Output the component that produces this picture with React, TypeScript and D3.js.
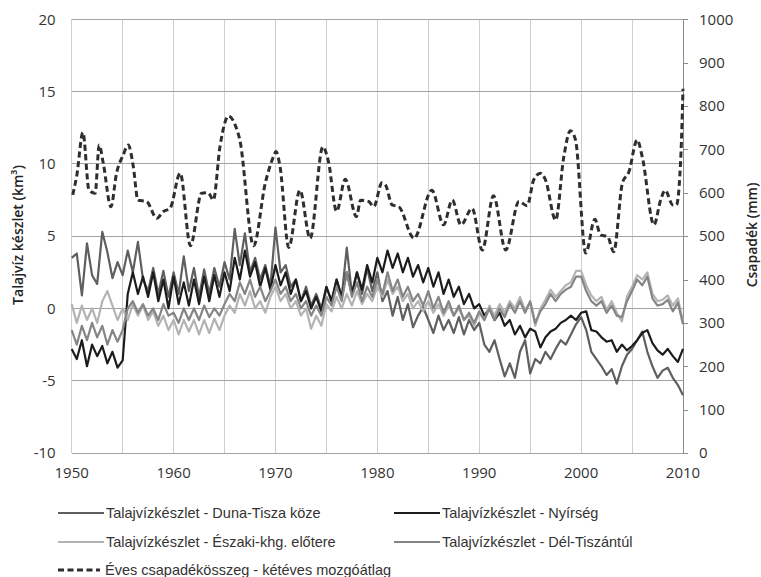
import { useEffect, useRef } from 'react'
import * as d3 from 'd3'

// groundwater series: half-year steps from 1950.0 to 2010.0 (km3)
const gwStart = 1950
const gwStep = 0.5

const dunaTisza = [
  3.5, 3.8, 0.9, 4.5, 2.3, 1.7, 5.3, 3.9, 2.1, 3.2,
  2.3, 4.0, 2.5, 4.6, 2.0, 1.2, 2.8, 1.0, 2.6, 0.8,
  2.5, 1.0, 3.6, 1.2, 2.8, 0.8, 2.7, 1.0, 2.8, 1.5,
  3.2, 2.0, 5.5, 3.0, 5.2, 2.5, 3.5, 2.0, 3.0, 1.5,
  5.6, 2.5, 3.0, 1.5, 2.0, 0.5, 1.5, 0.2, 1.0, 0.0,
  1.5, 0.5, 2.0, 0.8, 4.2, 1.0, 2.5, 1.0, 2.8, 1.2,
  2.5, 0.5, 1.2, -0.5, 0.8, -0.8, 0.3, -1.3, -0.5, 0.1,
  -0.8, -1.7, -0.5, -1.5, -0.8, -1.7, -0.6, -1.8, -0.8, -1.5,
  -1.0, -2.5, -3.0, -2.2, -3.5, -4.7, -3.8, -4.8, -3.0, -2.2,
  -4.5, -3.5, -3.8, -3.0, -3.5, -2.8, -2.2, -2.5, -1.8, -1.1,
  -0.6, -1.5, -3.0, -3.5, -4.0, -4.6, -4.2, -5.2, -4.0, -3.2,
  -2.8, -2.2, -1.6, -3.0, -4.0, -4.8, -4.3, -4.1, -4.8, -5.3,
  -6.0,
]

const nyirseg = [
  -2.8, -3.5, -2.2, -4.0, -2.5, -3.3, -2.6, -3.8, -3.0, -4.1,
  -3.6, 1.0, 2.5, 1.0, 2.2, 0.8, 2.5, 0.5, 2.0, 0.0,
  2.2, 0.3, 1.8, 0.2, 2.0, 0.3, 2.2, 0.5, 2.3, 0.8,
  2.5, 1.2, 3.5, 2.0, 4.0, 2.2, 3.2, 1.5, 2.8, 1.3,
  3.0, 1.6, 2.5, 1.0, 2.0, 0.5, 1.2, 0.0, 0.8, -0.2,
  1.5, 0.5, 2.0, 0.8, 2.5, 1.0, 2.5, 1.3, 3.0, 1.8,
  3.5, 2.5, 4.0, 2.8, 3.8, 2.5, 3.5, 2.2, 3.0, 1.8,
  2.8, 1.5, 2.5, 1.0, 2.0, 0.8, 1.5, 0.3, 1.0, 0.0,
  0.3, -0.5, 0.0, -0.8, -0.3, -1.2, -0.8, -1.8, -1.2, -2.0,
  -1.4, -1.6, -2.7, -2.0, -1.6, -1.4, -1.0, -0.8, -0.5, -0.8,
  -0.3, -0.2, -1.5, -1.6, -2.0, -2.3, -2.2, -3.0, -2.5, -2.9,
  -2.6, -2.2, -1.7, -1.5, -2.4, -2.9, -3.2, -2.8, -3.3, -3.7,
  -2.8,
]

const eszaki = [
  0.3, -1.0, 0.2, -0.8, 0.0, -1.0, 0.5, 1.2, 0.2, -0.8,
  0.0, -0.8, 0.3, -0.5, 0.2, -0.8, -0.2, -1.2, -0.5, -1.5,
  -0.8, -1.8, -0.8, -1.6, -0.8, -1.8, -0.8, -1.7, -0.7, -1.5,
  -0.5, 0.2, -0.3, 1.0, 0.2, 1.2, 0.0, 0.5, -0.3, 0.8,
  1.5, 0.5, 1.0, 0.0, 0.5, -0.5, 0.0, -1.4, -0.5, -1.2,
  0.3, -0.2, 0.8, 0.0, 1.0, 0.2, 1.2, 0.3, 1.0, 0.5,
  1.5, 0.8, 2.0, 1.0, 1.5, 0.5, 1.0, 0.0, 0.5, -0.2,
  0.5, -0.3, 0.3, -0.5, 0.2, -0.5, 0.0, -0.8, -0.5, -1.2,
  -0.3, -0.8, 0.2, -0.5, 0.3, -0.3, 0.5, 0.0, 0.8, -0.1,
  0.4, -1.2, 0.0, 0.6, 1.3, 0.8, 1.2, 1.6, 1.8, 2.6,
  2.6, 1.6, 0.9, 0.5, 0.8, -0.1, 0.5, -0.3, -0.9, 0.8,
  1.5, 2.3, 2.0, 2.5, 1.0, 0.5, 0.6, 0.9, 0.2, 0.7,
  -0.9,
]

const delTiszantul = [
  -1.5, -2.5, -1.2, -2.2, -1.0, -2.0, -1.2, -2.5, -1.5, -2.3,
  -1.5, 0.0, 0.5, -0.3, 0.3, -0.5, 0.0, -0.8, 0.3, -0.5,
  -0.3, -1.0, 0.0, -0.8, 0.0, -0.8, 0.2, -0.6, 0.0, -0.5,
  0.3, 1.0, 0.5, 1.8, 1.0, 2.0, 0.8, 1.5, 0.5, 1.2,
  2.0, 1.0, 1.5, 0.5, 1.0, 0.0, 0.5, -0.5, 0.2, -0.5,
  0.8, 0.2, 1.5, 0.5, 2.5, 0.8, 1.8, 0.5, 1.5, 0.8,
  2.0, 1.0, 2.5, 1.2, 2.0, 0.8, 1.5, 0.5, 1.0, 0.2,
  1.2, 0.0, 0.8, -0.3, 0.5, -0.5, 0.2, -0.8, -0.3, -1.0,
  -0.2, -0.8, 0.0, -0.8, 0.0, -0.6, 0.3, -0.3, 0.5, -0.3,
  0.5, -1.0, -0.2, 0.3, 1.0, 0.5, 1.0, 1.3, 1.5, 2.2,
  2.2, 1.2, 0.5, 0.2, 0.5, -0.3, 0.2, -0.5, -0.6, 0.5,
  1.2, 2.0, 1.6, 2.2, 0.7, 0.2, 0.3, 0.6, -0.2, 0.4,
  -1.1,
]

// annual precipitation, two-year moving average (mm)
const precipYears = [
  1950.1, 1950.5, 1951.1, 1951.7, 1952.3, 1952.7, 1953.1, 1953.85, 1954.4, 1955.05,
  1955.55, 1956.05, 1956.5, 1957.35, 1958.35, 1959.0, 1959.65, 1960.65, 1961.65, 1962.75,
  1963.4, 1963.9, 1964.55, 1965.4, 1966.05, 1966.5, 1967.85, 1969.0, 1969.8, 1970.05,
  1970.45, 1971.3, 1972.4, 1973.4, 1974.65, 1975.2, 1976.0, 1976.85, 1977.95, 1978.35,
  1979.15, 1979.65, 1980.45, 1980.8, 1981.45, 1982.1, 1983.6, 1985.35, 1986.5, 1987.35,
  1988.2, 1989.3, 1990.3, 1991.4, 1992.6, 1993.9, 1994.7, 1995.35, 1996.0, 1996.5,
  1997.5, 1998.3, 1998.95, 1999.45, 2000.45, 2001.35, 2001.9, 2002.6, 2003.2, 2004.05,
  2004.7, 2005.5, 2006.0, 2007.15, 2007.8, 2008.25, 2009.0, 2009.35, 2009.8, 2010.0,
]
const precipMm = [
  595, 640, 739, 606, 599, 710, 668, 568, 645, 687,
  710, 660, 583, 580, 541, 557, 564, 645, 478, 599,
  600, 583, 706, 777, 756, 722, 478, 622, 683, 695,
  660, 474, 606, 495, 706, 672, 557, 631, 545, 583,
  580, 568, 623, 618, 572, 568, 495, 606, 526, 583,
  526, 564, 468, 593, 468, 580, 570, 630, 645, 630,
  537, 683, 743, 722, 461, 539, 503, 499, 464, 622,
  649, 722, 683, 526, 583, 606, 572, 572, 691, 840,
]

const xTicks = [1950, 1960, 1970, 1980, 1990, 2000, 2010]
const xGrid = [1950, 1955, 1960, 1965, 1970, 1975, 1980, 1985, 1990, 1995, 2000, 2005]
const leftTicks = [-10, -5, 0, 5, 10, 15, 20]
const rightTicks = [0, 100, 200, 300, 400, 500, 600, 700, 800, 900, 1000]

const series = [
  { name: 'Talajvízkészlet - Duna-Tisza köze', values: dunaTisza, color: '#5f5f5f' },
  { name: 'Talajvízkészlet - Nyírség', values: nyirseg, color: '#1c1c1c' },
  { name: 'Talajvízkészlet - Északi-khg. előtere', values: eszaki, color: '#b3b3b3' },
  { name: 'Talajvízkészlet - Dél-Tiszántúl', values: delTiszantul, color: '#858585' },
]
const precipName = 'Éves csapadékösszeg - kétéves mozgóátlag'

const tickFont = "'Open Sans', 'DejaVu Sans', sans-serif"
const legendFont = "'Liberation Sans', Arial, sans-serif"

function GroundwaterChart() {
  const svgRef = useRef<SVGSVGElement | null>(null)

  useEffect(() => {
    if (!svgRef.current) return
    const svg = d3.select(svgRef.current)
    svg.selectAll('*').remove()

    const left = 71.7
    const right = 683
    const top = 19.3
    const bottom = 453

    const x = d3.scaleLinear().domain([1950, 2010]).range([left, right])
    const y = d3.scaleLinear().domain([-10, 20]).range([bottom, top])
    const y2 = d3.scaleLinear().domain([0, 1000]).range([bottom, top])

    // grid
    const grid = svg.append('g').attr('shape-rendering', 'crispEdges')
    grid
      .selectAll('.vg')
      .data(xGrid)
      .enter()
      .append('line')
      .attr('x1', (d) => x(d))
      .attr('x2', (d) => x(d))
      .attr('y1', top)
      .attr('y2', bottom)
      .attr('stroke', '#cfcfcf')
      .attr('stroke-width', 1)
    grid
      .selectAll('.hg')
      .data(leftTicks.filter((d) => d > -10))
      .enter()
      .append('line')
      .attr('x1', left)
      .attr('x2', right)
      .attr('y1', (d) => y(d))
      .attr('y2', (d) => y(d))
      .attr('stroke', '#a3a3a3')
      .attr('stroke-width', 1)

    // bottom axis line
    grid
      .append('line')
      .attr('x1', left)
      .attr('x2', right)
      .attr('y1', bottom)
      .attr('y2', bottom)
      .attr('stroke', '#a3a3a3')

    // right axis
    const rAxis = svg
      .append('g')
      .attr('transform', `translate(${right},0)`)
      .call(
        d3
          .axisRight(y2)
          .tickValues(rightTicks)
          .tickSize(5)
          .tickPadding(11)
          .tickFormat(d3.format('d'))
      )
    rAxis.selectAll('path,line').attr('stroke', '#8c8c8c').attr('shape-rendering', 'crispEdges')
    rAxis
      .selectAll('text')
      .attr('fill', '#333')
      .style('font-family', tickFont)
      .style('font-size', '15px')

    // left tick labels
    svg
      .append('g')
      .selectAll('text')
      .data(leftTicks)
      .enter()
      .append('text')
      .attr('x', left - 16)
      .attr('y', (d) => y(d))
      .attr('dy', '0.35em')
      .attr('text-anchor', 'end')
      .attr('fill', '#333')
      .style('font-family', tickFont)
      .style('font-size', '15px')
      .text((d) => d)

    // x tick labels
    svg
      .append('g')
      .selectAll('text')
      .data(xTicks)
      .enter()
      .append('text')
      .attr('x', (d) => x(d))
      .attr('y', bottom + 20)
      .attr('dy', '0.35em')
      .attr('text-anchor', 'middle')
      .attr('fill', '#333')
      .style('font-family', tickFont)
      .style('font-size', '15px')
      .text((d) => d)

    // groundwater lines
    const gwLine = d3
      .line<number>()
      .x((_, i) => x(gwStart + i * gwStep))
      .y((d) => y(d))

    series.forEach((s) => {
      svg
        .append('path')
        .datum(s.values)
        .attr('d', gwLine)
        .attr('fill', 'none')
        .attr('stroke', s.color)
        .attr('stroke-width', 2.2)
        .attr('stroke-linejoin', 'round')
    })

    // precipitation dashed line
    const pLine = d3
      .line<number>()
      .x((_, i) => x(precipYears[i]))
      .y((d) => y2(d))
      .curve(d3.curveMonotoneX)

    svg
      .append('path')
      .datum(precipMm)
      .attr('d', pLine)
      .attr('fill', 'none')
      .attr('stroke', '#2e2e2e')
      .attr('stroke-width', 3)
      .attr('stroke-dasharray', '6,3.5')

    // axis titles
    svg
      .append('text')
      .attr('transform', `translate(18,235) rotate(-90)`)
      .attr('text-anchor', 'middle')
      .attr('dy', '0.35em')
      .attr('fill', '#222')
      .style('font-family', tickFont)
      .style('font-size', '14px')
      .style('font-weight', 600)
      .text('Talajvíz készlet (km³)')

    svg
      .append('text')
      .attr('transform', `translate(752,235) rotate(-90)`)
      .attr('text-anchor', 'middle')
      .attr('dy', '0.35em')
      .attr('fill', '#222')
      .style('font-family', tickFont)
      .style('font-size', '14px')
      .style('font-weight', 600)
      .text('Csapadék (mm)')

    // legend
    const legendItems = [
      { label: series[0].name, color: series[0].color, lx: 58, ly: 513, dash: false },
      { label: series[1].name, color: series[1].color, lx: 394, ly: 513, dash: false },
      { label: series[2].name, color: series[2].color, lx: 58, ly: 542, dash: false },
      { label: series[3].name, color: series[3].color, lx: 394, ly: 542, dash: false },
      { label: precipName, color: '#2e2e2e', lx: 58, ly: 570, dash: true },
    ]

    legendItems.forEach((d) => {
      const row = svg.append('g').attr('transform', `translate(${d.lx},${d.ly})`)
      row
        .append('line')
        .attr('x1', 0)
        .attr('x2', d.dash ? 42 : 46)
        .attr('y1', 0)
        .attr('y2', 0)
        .attr('stroke', d.color)
        .attr('stroke-width', d.dash ? 3 : 2.2)
        .attr('stroke-dasharray', d.dash ? '6,3.5' : null)
      row
        .append('text')
        .attr('x', d.dash ? 47 : 48)
        .attr('y', 0)
        .attr('dy', '0.35em')
        .attr('fill', '#333')
        .style('font-family', legendFont)
        .style('font-size', '14.5px')
        .text(d.label)
    })
  }, [])

  return <svg ref={svgRef} width={761} height={577} style={{ display: 'block' }} />
}

export default function App() {
  return (
    <div style={{ position: 'absolute', left: 0, top: 0, width: 761, height: 577, background: '#fff' }}>
      <GroundwaterChart />
    </div>
  )
}
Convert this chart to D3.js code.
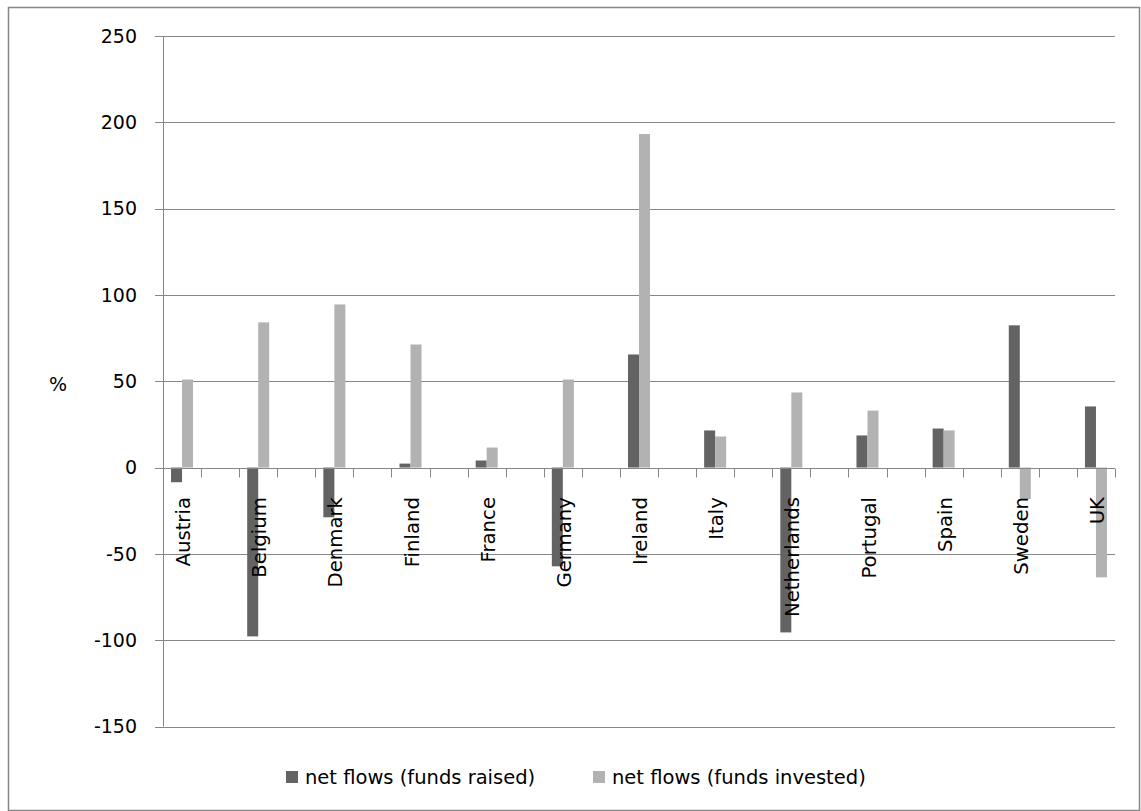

GOAL OF THE EXERCISE
Show every line that contains the word "this".

WORKED ANSWER
Output the component that produces this picture with React, TypeScript and D3.js.
Convert this chart to D3.js code.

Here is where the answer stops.